Following President-elect Recep Tayyip Erdoğan's election victory, relations between the U.S. and Turkey have entered a new era as the two global players look to solve the troubles in the region as well as the issues that have soured the relationship between the two allies. U.S. President Barrack Obama called Erdoğan on Tuesday to congratulate him over his presidential victory, in which he become the first directly elected president of the Turkish Republic.
The two leaders will have the chance to discuss the bilateral issues when they meet on three different occasions in the next two months. They will first meet at the NATO Summit of Heads of State and Government in Newport, Wales, Sept. 5, later at the U.N. General Assembly in New York and finally at the G-20 summit in Australia. "President Obama looks forward to working with Prime Minister Erdoğan in his new role and with whomever succeeds him as the next prime minister," White House national security spokeswoman Caitlin Hayden said on Monday.

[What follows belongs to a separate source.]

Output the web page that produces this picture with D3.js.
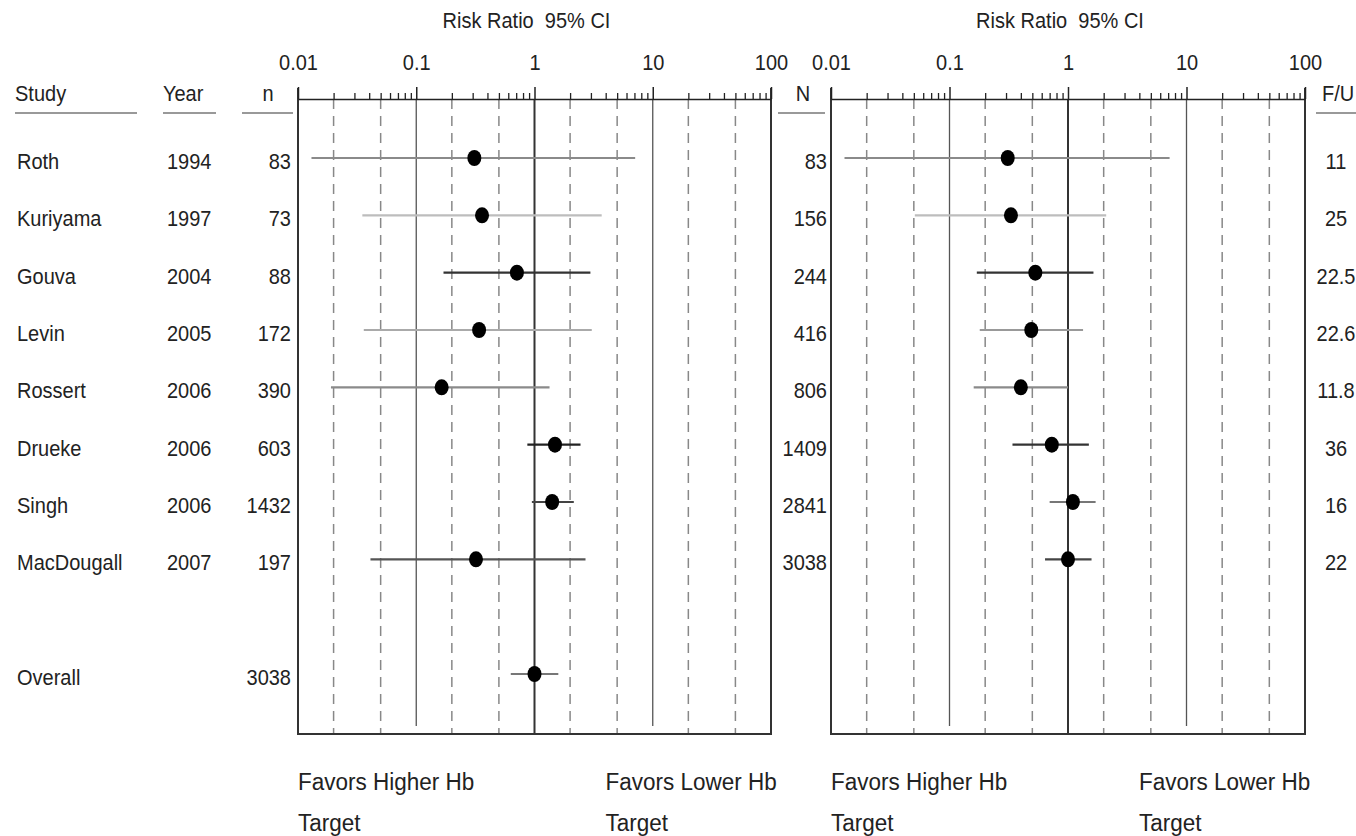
<!DOCTYPE html>
<html lang="en">
<head>
  <meta charset="UTF-8">
  <title>Forest plot - Risk Ratio by study, individual and cumulative</title>
  <script src="https://d3js.org/d3.v7.min.js"></script>
  <style>
    html, body {
      margin: 0;
      padding: 0;
      background: #fff;
    }
    svg text {
      font-family: "Liberation Sans", Arial, sans-serif;
      fill: #222;
    }
  </style>
</head>
<body>
  <div id="chart"></div>
  <script>
    // Study table
    var studies = ["Roth", "Kuriyama", "Gouva", "Levin", "Rossert", "Drueke", "Singh", "MacDougall"];
    var years = ["1994", "1997", "2004", "2005", "2006", "2006", "2006", "2007"];
    var nSizes = ["83", "73", "88", "172", "390", "603", "1432", "197"];
    var overallN = "3038";

    // Left panel: each study on its own
    var rrLeft = [0.31, 0.36, 0.71, 0.34, 0.164, 1.49, 1.41, 0.32];
    var loLeft = [0.013, 0.035, 0.17, 0.036, 0.019, 0.87, 0.95, 0.041];
    var hiLeft = [7.1, 3.7, 2.97, 3.05, 1.34, 2.45, 2.15, 2.7];
    var overallRR = 1.0, overallLo = 0.63, overallHi = 1.59;

    // Right panel: cumulative
    var cumN = ["83", "156", "244", "416", "806", "1409", "2841", "3038"];
    var rrRight = [0.31, 0.33, 0.53, 0.49, 0.40, 0.73, 1.10, 1.00];
    var loRight = [0.013, 0.051, 0.17, 0.18, 0.16, 0.34, 0.70, 0.64];
    var hiRight = [7.2, 2.1, 1.64, 1.34, 1.0, 1.5, 1.71, 1.58];
    var followUp = ["11", "25", "22.5", "22.6", "11.8", "36", "16", "22"];

    // Axis
    var majorTicks = [0.01, 0.1, 1, 10, 100];
    var tickLabels = ["0.01", "0.1", "1", "10", "100"];
    var dashedRefs = [0.02, 0.05, 0.2, 0.5, 2, 5, 20, 50];
    var solidRefs = [0.1, 10];

    // line shades, as printed
    var leftShade = ["#8a8a8a", "#bdbdbd", "#333", "#aaa", "#8a8a8a", "#222", "#444", "#555"];
    var rightShade = ["#8a8a8a", "#bdbdbd", "#333", "#999", "#8a8a8a", "#333", "#777", "#444"];

    var width = 1356, height = 836;
    var axisY = 99, boxBottom = 734;
    var stretch = 1.1; // the print is a little taller than plain Arial

    var svg = d3.select("#chart").append("svg")
      .attr("width", width)
      .attr("height", height);

    svg.append("rect").attr("width", width).attr("height", height).attr("fill", "#fff");

    // row positions (Overall sits two rows below the last study)
    var y = d3.scaleLinear().domain([0, 9]).range([158, 674]);

    function label(parent, x, yy, str, size, anchor) {
      return parent.append("text")
        .attr("transform", "translate(" + x + "," + yy + ") scale(1," + stretch + ")")
        .attr("font-size", size)
        .attr("text-anchor", anchor || "start")
        .text(str);
    }

    function textRow(x, i, str, anchor) {
      label(svg, x, y(i) + 11, str, 20, anchor);
    }

    function header(x, str, anchor, x1, x2) {
      label(svg, x, 101, str, 20, anchor);
      svg.append("line")
        .attr("x1", x1).attr("x2", x2)
        .attr("y1", 113).attr("y2", 113)
        .attr("stroke", "#999").attr("stroke-width", 2);
    }

    function drawPanel(x0, x1, rr, lo, hi, shade, withOverall) {
      var x = d3.scaleLog().domain([0.01, 100]).range([x0, x1]);
      var g = svg.append("g");

      // reference lines
      g.selectAll(".dash").data(dashedRefs).enter().append("line")
        .attr("x1", d => x(d)).attr("x2", d => x(d))
        .attr("y1", axisY).attr("y2", boxBottom)
        .attr("stroke", "#888").attr("stroke-width", 1.5)
        .attr("stroke-dasharray", "10,7");

      g.selectAll(".solid").data(solidRefs).enter().append("line")
        .attr("x1", d => x(d)).attr("x2", d => x(d))
        .attr("y1", axisY).attr("y2", boxBottom - 8)
        .attr("stroke", "#555").attr("stroke-width", 1.3);

      g.append("line")
        .attr("x1", x(1)).attr("x2", x(1))
        .attr("y1", axisY).attr("y2", boxBottom)
        .attr("stroke", "#333").attr("stroke-width", 2);

      // box sides and bottom
      g.append("path")
        .attr("d", "M" + x0 + "," + (axisY - 11) + "V" + boxBottom + "H" + x1 + "V" + (axisY - 11))
        .attr("fill", "none").attr("stroke", "#333").attr("stroke-width", 2);

      // top axis, major + minor ticks
      var minor = x.ticks().filter(d => majorTicks.indexOf(d) < 0);
      g.append("g")
        .attr("transform", "translate(0," + axisY + ")")
        .call(d3.axisTop(x).tickValues(minor).tickSize(6).tickSizeOuter(0).tickFormat(""))
        .call(a => a.selectAll("line").attr("stroke", "#222").attr("stroke-width", 1.3))
        .call(a => a.select(".domain").attr("stroke", "#222").attr("stroke-width", 1.5));

      g.append("g")
        .attr("transform", "translate(0," + axisY + ")")
        .call(d3.axisTop(x).tickValues(majorTicks).tickSize(12).tickSizeOuter(0).tickPadding(14)
          .tickFormat((d, i) => tickLabels[i]))
        .call(a => a.select(".domain").remove())
        .call(a => a.selectAll("line").attr("stroke", "#222").attr("stroke-width", 1.5))
        .call(a => a.selectAll("text").attr("font-size", 20).attr("fill", "#222")
          .attr("transform", "scale(1," + stretch + ")")
          .attr("font-family", "'Liberation Sans', Arial, sans-serif"));

      // title
      label(g, (x0 + x1) / 2 - 8, 28, "Risk Ratio  95% CI", 20, "middle")
        .attr("xml:space", "preserve");

      // confidence intervals and estimates
      var rows = rr.map((d, i) => ({ i: i, rr: d, lo: lo[i], hi: hi[i], c: shade[i] }));
      if (withOverall) rows.push({ i: 9, rr: overallRR, lo: overallLo, hi: overallHi, c: "#777" });

      g.selectAll(".ci").data(rows).enter().append("line")
        .attr("x1", d => x(d.lo)).attr("x2", d => x(d.hi))
        .attr("y1", d => y(d.i)).attr("y2", d => y(d.i))
        .attr("stroke", d => d.c).attr("stroke-width", 2.2);

      g.selectAll(".pt").data(rows).enter().append("ellipse")
        .attr("cx", d => x(d.rr)).attr("cy", d => y(d.i))
        .attr("rx", 7).attr("ry", 8)
        .attr("fill", "#000");

      // favour labels
      [[x0, "Favors Higher Hb"], [x(1) + 0.6 * (x(10) - x(1)), "Favors Lower Hb"]].forEach(function(p) {
        label(g, p[0], 790, p[1], 22.5);
        label(g, p[0], 831, "Target", 22.5);
      });
    }

    // headers
    header(15, "Study", "start", 15, 137);
    header(163, "Year", "start", 163, 216);
    header(268, "n", "middle", 242, 293);
    header(803, "N", "middle", 778, 825);
    header(1322, "F/U", "start", 1316, 1356);

    studies.forEach(function(s, i) {
      textRow(17, i, s);
      textRow(167, i, years[i]);
      textRow(291, i, nSizes[i], "end");
      textRow(827, i, cumN[i], "end");
      textRow(1336, i, followUp[i], "middle");
    });
    textRow(17, 9, "Overall");
    textRow(291, 9, overallN, "end");

    drawPanel(298, 771, rrLeft, loLeft, hiLeft, leftShade, true);
    drawPanel(831, 1305, rrRight, loRight, hiRight, rightShade, false);
  </script>
</body>
</html>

Deputy State Department spokeswoman Marie Harf also said: "We congratulate the people of Turkey and President-elect Erdoğan on this first direct popular election of a president. We also congratulate the two other candidates who fought a hardfought race." Touching on the Organization for Security and Cooperation in Europe's (OSCE) monitoring of the election, she said monitors reported that candidates were generally able to freely campaign and that freedoms of association and assembly were respected. Congratulations have been flooding in since Monday, after Erdoğan won 51.79 percent of the votes, according to Turkey's Supreme Election Board (YSK), and was elected to a five-year term as president in the country's first directly elected presidential poll.
Ekmeleddin İhsanoğlu, the joint candidate of Turkey's two largest opposition parties, received 38.44 percent of the vote, and Selahattin Demirtaş, candidate of the People's Democratic Party (HDP), won 9.76 percent. The presidential election, sandwiched between March's local election and the forthcoming general election in June, was the first presidential poll to be decided by popular vote, in which the turnout was 74.12 percent.